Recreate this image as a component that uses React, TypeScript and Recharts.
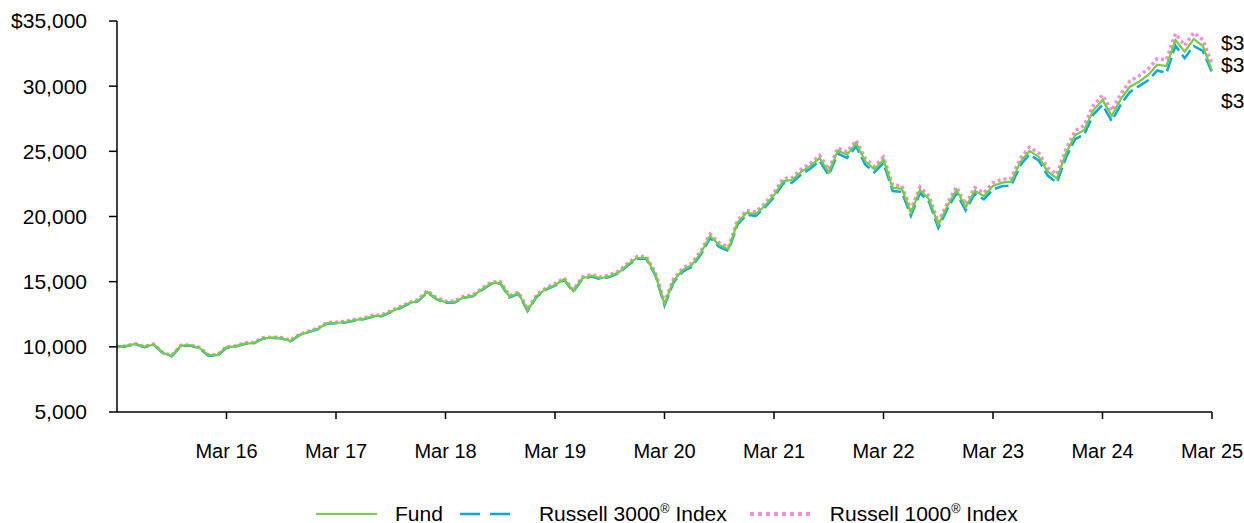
import React from "react";
import { LineChart, Line, XAxis, YAxis } from "recharts";

// ---- Data (growth of $10,000, monthly Mar 15 -> Mar 25) ----
const fund = [
  10000, 10060, 10220, 9990, 10190, 9550, 9300, 10090, 10120, 9930, 9370, 9370,
  9960, 10040, 10240, 10290, 10650, 10700, 10670, 10450, 10910, 11140, 11370, 11800,
  11830, 11900, 12040, 12140, 12340, 12390, 12700, 13000, 13340, 13540, 14230, 13690,
  13420, 13440, 13800, 13900, 14410, 14870, 14920, 13850, 14110, 12800, 13900, 14440,
  14750, 15180, 14280, 15260, 15460, 15260, 15430, 15720, 16330, 16820, 16820, 15560,
  13290, 15080, 15900, 16280, 17220, 18500, 17810, 17480, 19530, 20290, 20190, 20830,
  21650, 22720, 22800, 23440, 23880, 24470, 23390, 25050, 24750, 25620, 24240, 23620,
  24340, 22190, 22140, 20290, 22030, 21320, 19350, 20810, 22030, 20700, 21980, 21570,
  22350, 22600, 22670, 24200, 25030, 24590, 23440, 22930, 24850, 26250, 26640, 28170,
  28940, 27710, 28990, 29960, 30340, 30860, 31650, 31550, 33540, 32650, 33620, 33080,
  31190,
];

const russell3000 = [
  10000, 10050, 10210, 9980, 10170, 9530, 9280, 10060, 10090, 9900, 9320, 9320,
  9930, 10020, 10220, 10270, 10630, 10680, 10650, 10420, 10900, 11130, 11350, 11770,
  11800, 11870, 12000, 12110, 12300, 12350, 12670, 12960, 13300, 13500, 14190, 13650,
  13380, 13400, 13770, 13880, 14370, 14830, 14870, 13790, 14060, 12740, 13850, 14400,
  14700, 15120, 14220, 15200, 15400, 15190, 15370, 15660, 16260, 16760, 16750, 15490,
  13170, 14960, 15770, 16160, 17090, 18360, 17660, 17360, 19380, 20120, 20050, 20700,
  21480, 22530, 22600, 23240, 23680, 24260, 23170, 24820, 24500, 25380, 23980, 23400,
  24100, 21950, 21900, 20060, 21800, 21100, 19120, 20580, 21790, 20470, 21740, 21320,
  22080, 22320, 22380, 23930, 24760, 24300, 23140, 22600, 24530, 25930, 26300, 27820,
  28560, 27330, 28580, 29550, 30000, 30450, 31200, 31000, 33100, 32150, 33080, 32700,
  31050,
];

const russell1000 = [
  10000, 10070, 10240, 10010, 10220, 9580, 9330, 10120, 10150, 9960, 9400, 9400,
  10000, 10080, 10290, 10340, 10700, 10750, 10720, 10500, 10960, 11200, 11430, 11860,
  11890, 11960, 12100, 12200, 12410, 12460, 12770, 13070, 13410, 13620, 14310, 13770,
  13500, 13520, 13880, 13980, 14490, 14960, 15010, 13940, 14200, 12890, 13990, 14530,
  14840, 15270, 14370, 15350, 15560, 15360, 15530, 15820, 16430, 16930, 16930, 15670,
  13410, 15210, 16030, 16420, 17360, 18650, 17960, 17630, 19690, 20460, 20360, 21000,
  21830, 22910, 22990, 23640, 24080, 24680, 23600, 25260, 24960, 25840, 24460, 23840,
  24560, 22410, 22370, 20510, 22260, 21550, 19570, 21040, 22260, 20930, 22220, 21810,
  22590, 22850, 22930, 24480, 25310, 24880, 23730, 23230, 25170, 26580, 26990, 28530,
  29320, 28110, 29400, 30390, 30790, 31310, 32100, 32020, 34020, 33120, 34100, 33560,
  31700,
];

const xTicks = [12, 24, 36, 48, 60, 72, 84, 96, 108, 120];
const xTickLabels = ["Mar 16", "Mar 17", "Mar 18", "Mar 19", "Mar 20", "Mar 21", "Mar 22", "Mar 23", "Mar 24", "Mar 25"];
const yTicks = [5000, 10000, 15000, 20000, 25000, 30000, 35000];

const rows = fund.map((v, i) => ({ i, fund: v, r3000: russell3000[i], r1000: russell1000[i] }));

const FONT = '"Liberation Sans", Arial, sans-serif';
const GREEN = "#74CF3F";
const BLUE = "#0AA8E0";
const PINK = "#F28CDC";

const fmt = (v: number) => v.toLocaleString("en-US");

// end-of-line value labels, nudged apart so they don't collide
const endLabel = (dy: number) => (props: any) => {
  if (props.index !== fund.length - 1) return <g />;
  return (
    <text x={props.x + 9} y={props.y + dy} fontSize={21} fontFamily={FONT} fill="#000">
      ${fmt(props.value)}
    </text>
  );
};

const Reg = () => (
  <span style={{ fontSize: "0.6em", verticalAlign: "super", lineHeight: 0 }}>®</span>
);

export default function App() {
  return (
    // body margin dropped so the page box spans the whole 1244x523 window
    <div style={{ position: "relative", width: 1244, height: 523, overflow: "hidden", fontFamily: FONT }}>
      <style>{`body{margin:0}`}</style>
      <div style={{ position: "absolute", left: 8, top: 8 }}>
        <LineChart width={1236} height={515} data={rows} margin={{ top: 13, right: 32, left: 0, bottom: 0 }}>
          <XAxis
            dataKey="i"
            type="number"
            domain={[0, 120]}
            ticks={xTicks}
            tickFormatter={(v) => xTickLabels[xTicks.indexOf(v)]}
            tick={{ fontSize: 20, fill: "#000", fontFamily: FONT }}
            axisLine={{ stroke: "#000", strokeWidth: 1.5 }}
            tickLine={{ stroke: "#000", strokeWidth: 1.5 }}
            tickSize={7}
            tickMargin={25}
            height={111}
          />
          <YAxis
            domain={[5000, 35000]}
            ticks={yTicks}
            tickFormatter={(v) => (v === 35000 ? "$" + fmt(v) : fmt(v))}
            tick={{ fontSize: 21, fill: "#000", fontFamily: FONT }}
            axisLine={{ stroke: "#000", strokeWidth: 1.5 }}
            tickLine={{ stroke: "#000", strokeWidth: 1.5 }}
            tickSize={8}
            tickMargin={22}
            width={109}
          />
          <Line
            dataKey="r1000"
            stroke={PINK}
            strokeWidth={3.5}
            strokeDasharray="3 3"
            dot={false}
            activeDot={false}
            type="linear"
            isAnimationActive={false}
            label={endLabel(-14.5)}
          />
          <Line
            dataKey="r3000"
            stroke={BLUE}
            strokeWidth={2.5}
            strokeDasharray="14 5"
            dot={false}
            activeDot={false}
            type="linear"
            isAnimationActive={false}
            label={endLabel(36)}
          />
          <Line
            dataKey="fund"
            stroke={GREEN}
            strokeWidth={2.2}
            dot={false}
            activeDot={false}
            type="linear"
            isAnimationActive={false}
            label={endLabel(1)}
          />
        </LineChart>
      </div>

      {/* Legend */}
      <div
        style={{
          position: "absolute",
          left: 316,
          top: 502,
          height: 24,
          display: "flex",
          alignItems: "center",
          fontSize: 21,
          color: "#000",
          whiteSpace: "nowrap",
        }}
      >
        <svg width={61} height={24} style={{ marginRight: 18 }}>
          <line x1={0} y1={12} x2={61} y2={12} stroke={GREEN} strokeWidth={2.2} />
        </svg>
        <span style={{ marginRight: 17 }}>Fund</span>
        <svg width={50} height={24} style={{ marginRight: 29 }}>
          <line x1={0} y1={12} x2={50} y2={12} stroke={BLUE} strokeWidth={2.5} strokeDasharray="20 10" />
        </svg>
        <span style={{ marginRight: 23 }}>
          Russell 3000<Reg /> Index
        </span>
        <svg width={63} height={24} style={{ marginRight: 17 }}>
          <line x1={0} y1={12} x2={63} y2={12} stroke={PINK} strokeWidth={4} strokeDasharray="4 4" />
        </svg>
        <span>
          Russell 1000<Reg /> Index
        </span>
      </div>
    </div>
  );
}
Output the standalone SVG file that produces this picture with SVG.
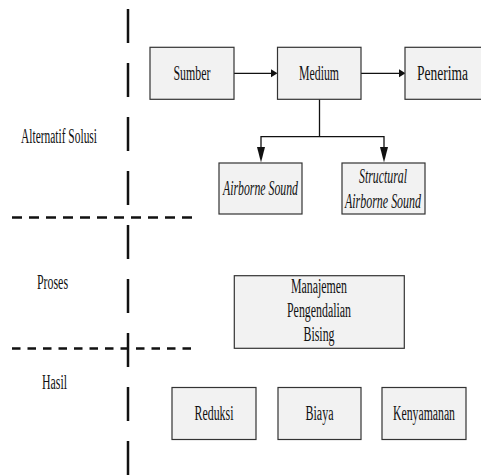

▬▬▬

Request
All preceding records should be duplicated verbatim, images excepted.

Result for this exercise
Recreate this image as a component that uses React, TypeScript and Recharts.
import React from "react";
import { LineChart, Line, XAxis, YAxis } from "recharts";

// ---- Data (growth of $10,000, monthly Mar 15 -> Mar 25) ----
const fund = [
  10000, 10060, 10220, 9990, 10190, 9550, 9300, 10090, 10120, 9930, 9370, 9370,
  9960, 10040, 10240, 10290, 10650, 10700, 10670, 10450, 10910, 11140, 11370, 11800,
  11830, 11900, 12040, 12140, 12340, 12390, 12700, 13000, 13340, 13540, 14230, 13690,
  13420, 13440, 13800, 13900, 14410, 14870, 14920, 13850, 14110, 12800, 13900, 14440,
  14750, 15180, 14280, 15260, 15460, 15260, 15430, 15720, 16330, 16820, 16820, 15560,
  13290, 15080, 15900, 16280, 17220, 18500, 17810, 17480, 19530, 20290, 20190, 20830,
  21650, 22720, 22800, 23440, 23880, 24470, 23390, 25050, 24750, 25620, 24240, 23620,
  24340, 22190, 22140, 20290, 22030, 21320, 19350, 20810, 22030, 20700, 21980, 21570,
  22350, 22600, 22670, 24200, 25030, 24590, 23440, 22930, 24850, 26250, 26640, 28170,
  28940, 27710, 28990, 29960, 30340, 30860, 31650, 31550, 33540, 32650, 33620, 33080,
  31190,
];

const russell3000 = [
  10000, 10050, 10210, 9980, 10170, 9530, 9280, 10060, 10090, 9900, 9320, 9320,
  9930, 10020, 10220, 10270, 10630, 10680, 10650, 10420, 10900, 11130, 11350, 11770,
  11800, 11870, 12000, 12110, 12300, 12350, 12670, 12960, 13300, 13500, 14190, 13650,
  13380, 13400, 13770, 13880, 14370, 14830, 14870, 13790, 14060, 12740, 13850, 14400,
  14700, 15120, 14220, 15200, 15400, 15190, 15370, 15660, 16260, 16760, 16750, 15490,
  13170, 14960, 15770, 16160, 17090, 18360, 17660, 17360, 19380, 20120, 20050, 20700,
  21480, 22530, 22600, 23240, 23680, 24260, 23170, 24820, 24500, 25380, 23980, 23400,
  24100, 21950, 21900, 20060, 21800, 21100, 19120, 20580, 21790, 20470, 21740, 21320,
  22080, 22320, 22380, 23930, 24760, 24300, 23140, 22600, 24530, 25930, 26300, 27820,
  28560, 27330, 28580, 29550, 30000, 30450, 31200, 31000, 33100, 32150, 33080, 32700,
  31050,
];

const russell1000 = [
  10000, 10070, 10240, 10010, 10220, 9580, 9330, 10120, 10150, 9960, 9400, 9400,
  10000, 10080, 10290, 10340, 10700, 10750, 10720, 10500, 10960, 11200, 11430, 11860,
  11890, 11960, 12100, 12200, 12410, 12460, 12770, 13070, 13410, 13620, 14310, 13770,
  13500, 13520, 13880, 13980, 14490, 14960, 15010, 13940, 14200, 12890, 13990, 14530,
  14840, 15270, 14370, 15350, 15560, 15360, 15530, 15820, 16430, 16930, 16930, 15670,
  13410, 15210, 16030, 16420, 17360, 18650, 17960, 17630, 19690, 20460, 20360, 21000,
  21830, 22910, 22990, 23640, 24080, 24680, 23600, 25260, 24960, 25840, 24460, 23840,
  24560, 22410, 22370, 20510, 22260, 21550, 19570, 21040, 22260, 20930, 22220, 21810,
  22590, 22850, 22930, 24480, 25310, 24880, 23730, 23230, 25170, 26580, 26990, 28530,
  29320, 28110, 29400, 30390, 30790, 31310, 32100, 32020, 34020, 33120, 34100, 33560,
  31700,
];

const xTicks = [12, 24, 36, 48, 60, 72, 84, 96, 108, 120];
const xTickLabels = ["Mar 16", "Mar 17", "Mar 18", "Mar 19", "Mar 20", "Mar 21", "Mar 22", "Mar 23", "Mar 24", "Mar 25"];
const yTicks = [5000, 10000, 15000, 20000, 25000, 30000, 35000];

const rows = fund.map((v, i) => ({ i, fund: v, r3000: russell3000[i], r1000: russell1000[i] }));

const FONT = '"Liberation Sans", Arial, sans-serif';
const GREEN = "#74CF3F";
const BLUE = "#0AA8E0";
const PINK = "#F28CDC";

const fmt = (v: number) => v.toLocaleString("en-US");

// end-of-line value labels, nudged apart so they don't collide
const endLabel = (dy: number) => (props: any) => {
  if (props.index !== fund.length - 1) return <g />;
  return (
    <text x={props.x + 9} y={props.y + dy} fontSize={21} fontFamily={FONT} fill="#000">
      ${fmt(props.value)}
    </text>
  );
};

const Reg = () => (
  <span style={{ fontSize: "0.6em", verticalAlign: "super", lineHeight: 0 }}>®</span>
);

export default function App() {
  return (
    // body margin dropped so the page box spans the whole 1244x523 window
    <div style={{ position: "relative", width: 1244, height: 523, overflow: "hidden", fontFamily: FONT }}>
      <style>{`body{margin:0}`}</style>
      <div style={{ position: "absolute", left: 8, top: 8 }}>
        <LineChart width={1236} height={515} data={rows} margin={{ top: 13, right: 32, left: 0, bottom: 0 }}>
          <XAxis
            dataKey="i"
            type="number"
            domain={[0, 120]}
            ticks={xTicks}
            tickFormatter={(v) => xTickLabels[xTicks.indexOf(v)]}
            tick={{ fontSize: 20, fill: "#000", fontFamily: FONT }}
            axisLine={{ stroke: "#000", strokeWidth: 1.5 }}
            tickLine={{ stroke: "#000", strokeWidth: 1.5 }}
            tickSize={7}
            tickMargin={25}
            height={111}
          />
          <YAxis
            domain={[5000, 35000]}
            ticks={yTicks}
            tickFormatter={(v) => (v === 35000 ? "$" + fmt(v) : fmt(v))}
            tick={{ fontSize: 21, fill: "#000", fontFamily: FONT }}
            axisLine={{ stroke: "#000", strokeWidth: 1.5 }}
            tickLine={{ stroke: "#000", strokeWidth: 1.5 }}
            tickSize={8}
            tickMargin={22}
            width={109}
          />
          <Line
            dataKey="r1000"
            stroke={PINK}
            strokeWidth={3.5}
            strokeDasharray="3 3"
            dot={false}
            activeDot={false}
            type="linear"
            isAnimationActive={false}
            label={endLabel(-14.5)}
          />
          <Line
            dataKey="r3000"
            stroke={BLUE}
            strokeWidth={2.5}
            strokeDasharray="14 5"
            dot={false}
            activeDot={false}
            type="linear"
            isAnimationActive={false}
            label={endLabel(36)}
          />
          <Line
            dataKey="fund"
            stroke={GREEN}
            strokeWidth={2.2}
            dot={false}
            activeDot={false}
            type="linear"
            isAnimationActive={false}
            label={endLabel(1)}
          />
        </LineChart>
      </div>

      {/* Legend */}
      <div
        style={{
          position: "absolute",
          left: 316,
          top: 502,
          height: 24,
          display: "flex",
          alignItems: "center",
          fontSize: 21,
          color: "#000",
          whiteSpace: "nowrap",
        }}
      >
        <svg width={61} height={24} style={{ marginRight: 18 }}>
          <line x1={0} y1={12} x2={61} y2={12} stroke={GREEN} strokeWidth={2.2} />
        </svg>
        <span style={{ marginRight: 17 }}>Fund</span>
        <svg width={50} height={24} style={{ marginRight: 29 }}>
          <line x1={0} y1={12} x2={50} y2={12} stroke={BLUE} strokeWidth={2.5} strokeDasharray="20 10" />
        </svg>
        <span style={{ marginRight: 23 }}>
          Russell 3000<Reg /> Index
        </span>
        <svg width={63} height={24} style={{ marginRight: 17 }}>
          <line x1={0} y1={12} x2={63} y2={12} stroke={PINK} strokeWidth={4} strokeDasharray="4 4" />
        </svg>
        <span>
          Russell 1000<Reg /> Index
        </span>
      </div>
    </div>
  );
}
Output the standalone SVG file that produces this picture with SVG.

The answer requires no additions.